The respondents objected to petitioner receiving a life estate in the marital property, based on their contention that petitioner had never been actually divorced and thus, she and the deceased were never validly married. Thus began this case.
    On appeal, respondents raise five assignments of error. Because we hold that respondents failed to overcome the presumption that the marriage between petitioner and the decedent was valid, we need only address respondents' second assignment of error. Our Supreme Court, in Kearney v. Thomas, first articulated the presumption of the validity of a second marriage: "[a] second or subsequent marriage is presumed legal until the contrary be proved, and he who asserts its illegality must prove it. In such case the presumption of innocence and morality prevail over the presumption of the continuance of the first or former marriage." 225 N.C. 156, 164, 33 S.E.2d 871, 877 (1945) (citations omitted). The Court in Denson v. Grading Co. reiterated this presumption:
'[t]he decided weight of authority . . . is that when two marriages of the same person are shown, the second marriage is presumed to be valid; that such presumption is stronger than or overcomes the presumption of the continuance of the first marriage, so that a person who attacks a second marriage has the burden of producing evidence of its invalidity. When both parties to the first marriage are shown to be living at the time of the second marriage, it is presumed in favor of the second marriage that the first was dissolved by divorce.'

28 N.C. App. 129, 131, 220 S.E.2d 217, 219 (1975) (quoting Parker v. American Lumber Corp., 56 S.E.2d 214, 216 (Va. 1949)). Here, respondents have that burden. Petitioner presented a marriage license issued to Daniel Richard Hanner, Sr. (decedent) and Patricia Harris Evers (petitioner) on 3 March 1992 in York County, South Carolina. This evidence is sufficient to invoke the presumption that petitioner's marriage to the decedent was valid. See Mayo v. Mayo, 73 N.C. App. 406, 410, 326 S.E.2d 283, 286 (1985) (holding that the first wife successfully rebutted the presumption that husband's second marriage was valid after the second wifeinvoked the presumption of legitimacy).
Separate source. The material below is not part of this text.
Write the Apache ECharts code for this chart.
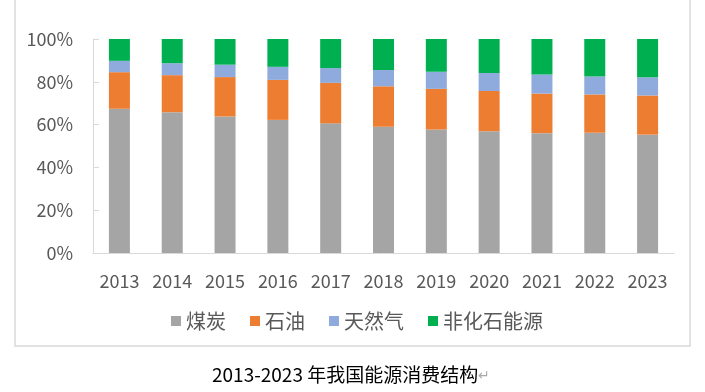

    Respondents argue that petitioner's previous marriage to Craig Evers was not validly dissolved, meaning that petitioner's subsequent marriage to decedent was invalid. Respondent's introduction of the "FINAL DECREE" entered in the Thirteenth Judicial District Court of New Mexico does not meet respondents' burden. We need not decide whether this "FINAL DECREE" is valid or not, because we note that from the record it appears that the court in New Mexico believed that it was taking an action amounting to a final divorce between petitioner and Craig Evers.   (See footnote 1) 
    Here, as in other domestic law decisions, "appellate review is limited to a determination of whether there was a clear abuse of discretion." White v. White, 312 N.C. 770, 777, 324 S.E.2d 829, 833 (1985). We find no abuse of discretion in the trial court's finding that respondents did not meet their burden of proof to overcome the presumption of the validity of petitioner's marriage to the decedent. Therefore, we do not address the other issues raised by respondents.
    Affirmed.
    Judges McGEE and JOHN concur.


Footnote: 1
     Under a New M exico statute, nunc pro tunc orders may be entered "[w]henever determined to be in the interest of justice." N.M. Stat. Ann. § 34-6-31 (1999). To the extent that the original decree was defective, we presume that the Union County district court believed either that the New Mexico court validly corrected the same, in the interest of justice, or that the respondent did not prove otherwise.